For advanced analysis and long-term retention, you can create Log Sinks to route log data to other GCP services. Common destinations include Cloud Storage for low-cost archival or BigQuery for performing complex analytical queries during forensic investigations.
Binadox Operational Playbook
Binadox Insight: GKE logging is more than a security requirement; it’s a FinOps enablement tool. By analyzing log data, you can better understand application behavior, identify sources of operational waste, and more accurately attribute infrastructure costs to specific business units or projects.
Binadox Checklist:
- Audit all existing GKE clusters to identify any with disabled or incomplete logging configurations.

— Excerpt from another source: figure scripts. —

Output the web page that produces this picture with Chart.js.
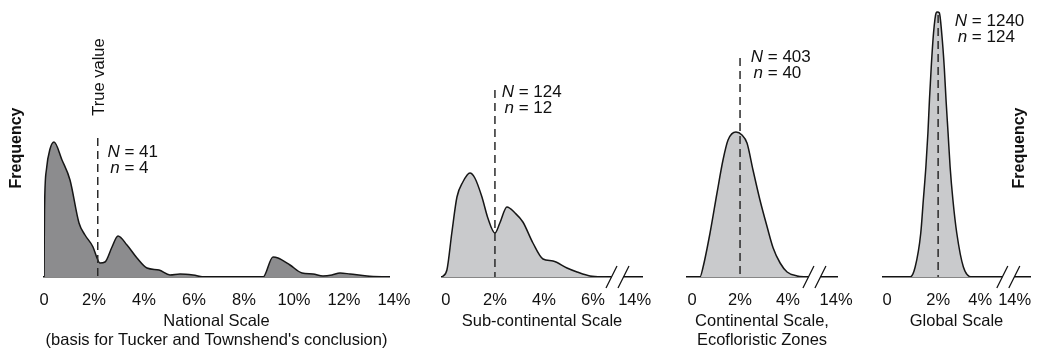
<!DOCTYPE html>
<html>
<head>
<meta charset="utf-8">
<script src="https://cdn.jsdelivr.net/npm/chart.js@4.4.1/dist/chart.umd.min.js"></script>
<style>
  html, body { margin: 0; padding: 0; background: #fff; overflow: hidden; }
  #wrap { position: relative; width: 1037px; height: 352px; overflow: hidden; }
  canvas { position: absolute; top: 0; }
</style>
</head>
<body>
<div id="wrap">
  <canvas id="c1" width="440" height="352" style="left:0px"></canvas>
  <canvas id="c2" width="280" height="352" style="left:410px"></canvas>
  <canvas id="c3" width="240" height="352" style="left:650px"></canvas>
  <canvas id="c4" width="210" height="352" style="left:850px"></canvas>
</div>
<script>
// x = error in %, y = frequency (arbitrary units)
const nationalX = [0, 0.02, 0.1, 0.24, 0.4, 0.72, 1.04, 1.4, 1.64, 1.96, 2.12, 2.24, 2.44, 2.72, 2.96, 3.32, 3.72, 4.12, 4.6, 5.04, 5.44, 5.96, 6.44, 8.76, 9.16, 9.36, 9.84, 10.32, 10.76, 11.16, 11.52, 11.84, 12.24, 12.92, 13.8];
const nationalY = [0, 67, 108, 128, 135, 117, 97, 54, 42, 30, 19, 14, 15, 30, 41, 32, 19, 9, 7, 2, 3, 2, 0, 0, 20, 19, 12, 4, 3, 1, 2, 4, 3, 1, 0];

const subcontX = [-0.16, 0.04, 0.24, 0.45, 0.69, 0.98, 1.18, 1.47, 1.71, 2.0, 2.2, 2.49, 2.82, 3.14, 3.55, 3.96, 4.37, 4.94, 5.35, 5.88, 6.57];
const subcontY = [0, 7, 44, 80, 95, 104, 99, 80, 59, 44, 54, 70, 64, 55, 34, 18, 16, 9, 5, 1, 0];

const continentX = [-0.21, 0.33, 0.46, 0.75, 1.04, 1.29, 1.5, 1.83, 2.08, 2.29, 2.54, 2.83, 3.13, 3.38, 3.67, 3.96, 4.38, 4.79];
const continentY = [0, 0, 10, 44, 84, 117, 137, 145, 142, 134, 107, 77, 50, 29, 14, 5, 1, 0];

const globalX = [-0.16, 0.9, 1.1, 1.32, 1.42, 1.52, 1.6, 1.66, 1.73, 1.82, 1.92, 1.97, 2.05, 2.14, 2.24, 2.31, 2.39, 2.47, 2.58, 2.73, 2.99, 3.32, 4.6];
const globalY = [0, 0, 10, 44, 77, 110, 144, 177, 210, 244, 264, 265, 264, 244, 210, 177, 144, 110, 77, 44, 10, 0, 0];

const truePos = [2.15, 2, 2, 2];
const sampleN = [41, 124, 403, 1240];
const sampleSmall = [4, 12, 40, 124];

// tick labels; after the axis break the last tick stands for 14%
const nationalTickPos = [0, 2, 4, 6, 8, 10, 12, 14];
const nationalTicks = ['0', '2%', '4%', '6%', '8%', '10%', '12%', '14%'];
const subcontTickPos = [0, 2, 4, 6, 7.7];
const subcontTicks = ['0', '2%', '4%', '6%', '14%'];
const continentTickPos = [0, 2, 4, 6];
const continentTicks = ['0', '2%', '4%', '14%'];
const globalTickPos = [0, 2, 3.65, 5.0];
const globalTicks = ['0', '2%', '4%', '14%'];

const titles = [
  ['National Scale', "(basis for Tucker and Townshend's conclusion)"],
  'Sub-continental Scale',
  ['Continental Scale,', 'Ecofloristic Zones'],
  'Global Scale'
];

const FONT = "'Liberation Sans', Arial, Helvetica, sans-serif";
Chart.defaults.font.family = FONT;
Chart.defaults.color = '#111';

const deco = {
  id: 'deco',
  afterDraw(chart, args, o) {
    const ctx = chart.ctx, xs = chart.scales.x, ys = chart.scales.y;
    const area = chart.chartArea, base = area.bottom;
    ctx.save();
    // axis break
    if (o.breakAt != null) {
      const xb = xs.getPixelForValue(o.breakAt);
      ctx.fillStyle = '#fff';
      ctx.fillRect(xb - 6, base - 3, 12, 6);
      ctx.strokeStyle = '#111';
      ctx.lineWidth = 1.3;
      [-6, 6].forEach(d => {
        ctx.beginPath();
        ctx.moveTo(xb + d - 5.5, base + 11);
        ctx.lineTo(xb + d + 5.5, base - 11);
        ctx.stroke();
      });
    }
    // true value line
    const xv = xs.getPixelForValue(o.truth);
    ctx.strokeStyle = '#2a2a2a';
    ctx.lineWidth = 1.5;
    ctx.setLineDash([8, 5]);
    ctx.beginPath();
    ctx.moveTo(xv, ys.getPixelForValue(o.lineTop));
    ctx.lineTo(xv, base);
    ctx.stroke();
    ctx.setLineDash([]);

    // N = .., n = ..
    ctx.fillStyle = '#111';
    ctx.textBaseline = 'middle';
    const nx = xv + o.noteDx, ny = ys.getPixelForValue(o.noteY);
    [['N', o.N], ['n', o.n]].forEach((p, i) => {
      ctx.font = 'italic 17px ' + FONT;
      ctx.textAlign = 'right';
      ctx.fillText(p[0], nx, ny + i * 16);
      ctx.font = '17px ' + FONT;
      ctx.textAlign = 'left';
      ctx.fillText(' = ' + p[1], nx, ny + i * 16);
    });

    if (o.trueLabel) {
      ctx.save();
      ctx.translate(xv + 1.5, ys.getPixelForValue(200));
      ctx.rotate(-Math.PI / 2);
      ctx.textAlign = 'center';
      ctx.font = '16.5px ' + FONT;
      ctx.fillText('True value', 0, 0);
      ctx.restore();
    }
    if (o.freqSide) {
      ctx.save();
      const fx = o.freqSide === 'left' ? area.left - 27 : area.right - 10;
      ctx.translate(fx, 148);
      ctx.rotate(-Math.PI / 2);
      ctx.textAlign = 'center';
      ctx.font = 'bold 16px ' + FONT;
      ctx.fillText('Frequency', 0, 0);
      ctx.restore();
    }
    ctx.restore();
  }
};

const panels = [
  { id: 'c1', xs: nationalX, ys: nationalY, fill: '#8c8c8e', min: 0, max: 13.8,
    tickPos: nationalTickPos, tickLabels: nationalTicks, title: titles[0], titlePad: 2,
    pad: { left: 44, right: 51 },
    deco: { truth: truePos[0], lineTop: 139, noteY: 125, noteDx: 22, N: sampleN[0], n: sampleSmall[0], trueLabel: true, freqSide: 'left' } },
  { id: 'c2', xs: subcontX, ys: subcontY, fill: '#c9cacc', min: -0.16, max: 8.0,
    tickPos: subcontTickPos, tickLabels: subcontTicks, title: titles[1], titlePad: 21,
    pad: { left: 32, right: 48 },
    deco: { truth: truePos[1], lineTop: 187, noteY: 185, noteDx: 19, N: sampleN[1], n: sampleSmall[1], breakAt: 7.0 } },
  { id: 'c3', xs: continentX, ys: continentY, fill: '#c9cacc', min: -0.21, max: 6.04,
    tickPos: continentTickPos, tickLabels: continentTicks, title: titles[2], titlePad: 2,
    pad: { left: 37, right: 53 },
    deco: { truth: truePos[2], lineTop: 219, noteY: 220, noteDx: 23, N: sampleN[2], n: sampleSmall[2], breakAt: 5.1 } },
  { id: 'c4', xs: globalX, ys: globalY, fill: '#c9cacc', min: -0.16, max: 5.6,
    tickPos: globalTickPos, tickLabels: globalTicks, title: titles[3], titlePad: 21,
    pad: { left: 33, right: 30 },
    deco: { truth: truePos[3], lineTop: 262, noteY: 256, noteDx: 29, N: sampleN[3], n: sampleSmall[3], breakAt: 4.75, freqSide: 'right' } }
];

panels.forEach(p => {
  new Chart(document.getElementById(p.id), {
    type: 'line',
    data: {
      datasets: [{
        data: p.xs.map((x, i) => ({ x: x, y: p.ys[i] })),
        borderColor: '#161616',
        borderWidth: 1.5,
        backgroundColor: p.fill,
        fill: 'origin',
        pointRadius: 0,
        cubicInterpolationMode: 'monotone'
      }]
    },
    options: {
      responsive: false,
      animation: false,
      layout: { padding: { left: p.pad.left, right: p.pad.right, top: 10, bottom: 0 } },
      plugins: { legend: { display: false }, tooltip: { enabled: false }, deco: p.deco },
      scales: {
        x: {
          type: 'linear',
          min: p.min,
          max: p.max,
          border: { display: true, color: '#111', width: 1.5 },
          grid: { display: false, drawTicks: false },
          ticks: {
            autoSkip: false,
            maxRotation: 0,
            padding: 14,
            color: '#111',
            font: { size: 16.5 },
            callback: (v, i) => p.tickLabels[i]
          },
          afterBuildTicks: axis => { axis.ticks = p.tickPos.map(v => ({ value: v })); },
          afterFit: axis => { axis.height = 75; },
          title: {
            display: true,
            text: p.title,
            color: '#111',
            font: { size: 16.5, lineHeight: 1.16 },
            padding: { top: 0, bottom: p.titlePad }
          }
        },
        y: { display: false, min: 0, max: 267 }
      }
    },
    plugins: [deco]
  });
});
</script>
</body>
</html>
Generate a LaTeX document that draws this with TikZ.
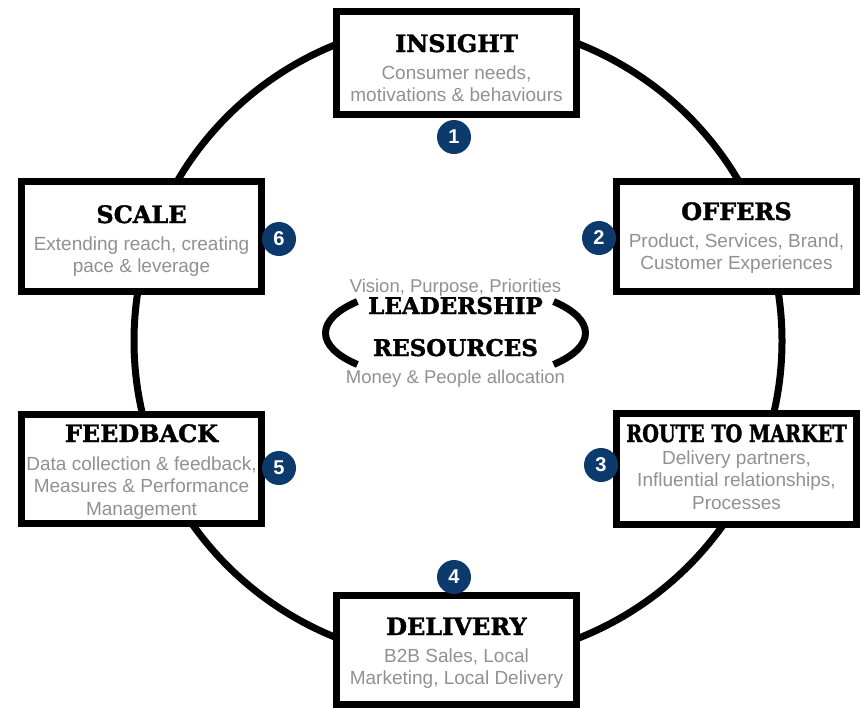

- Ensure that control plane logging (API Server, Scheduler) is enabled on all production clusters.
- Define and implement a standardized log retention policy based on compliance and business needs.
- Use Log Sinks to route critical audit logs to BigQuery or Cloud Storage for long-term analysis and retention.
- Configure monitoring alerts to notify you immediately if a GKE cluster’s logging configuration is changed.
- Regularly review logging ingestion costs to identify opportunities for optimization and waste reduction.
Binadox KPIs to Track:
- Percentage of GKE clusters with full logging enabled.
- Log ingestion cost per GKE cluster or namespace.
- Mean Time to Detect (MTTD) security or operational incidents using log data.
- Compliance score for logging and monitoring controls across all clusters.
Binadox Common Pitfalls:
- Enabling only workload logging while forgetting to capture critical control plane audit trails.
- Using a single, expensive default retention policy for all logs, regardless of their value.
- Failing to monitor the resource consumption of logging agents on cluster nodes, which can impact performance.
- Neglecting to set budget alerts for log ingestion, leading to unexpected cost overruns.
- Assuming default GKE settings are sufficient for production security and compliance needs.
Conclusion
Enabling and correctly configuring GKE cluster logging is a foundational pillar of a secure and well-managed cloud-native environment. It provides the necessary visibility to meet stringent compliance requirements, empowers security teams to respond to threats effectively, and gives FinOps practitioners the data needed for operational oversight.
Take the next step by auditing your current GKE logging configurations. Ensure they align with your organization’s security posture and financial governance model, transforming your logging strategy from a technical task into a strategic business advantage.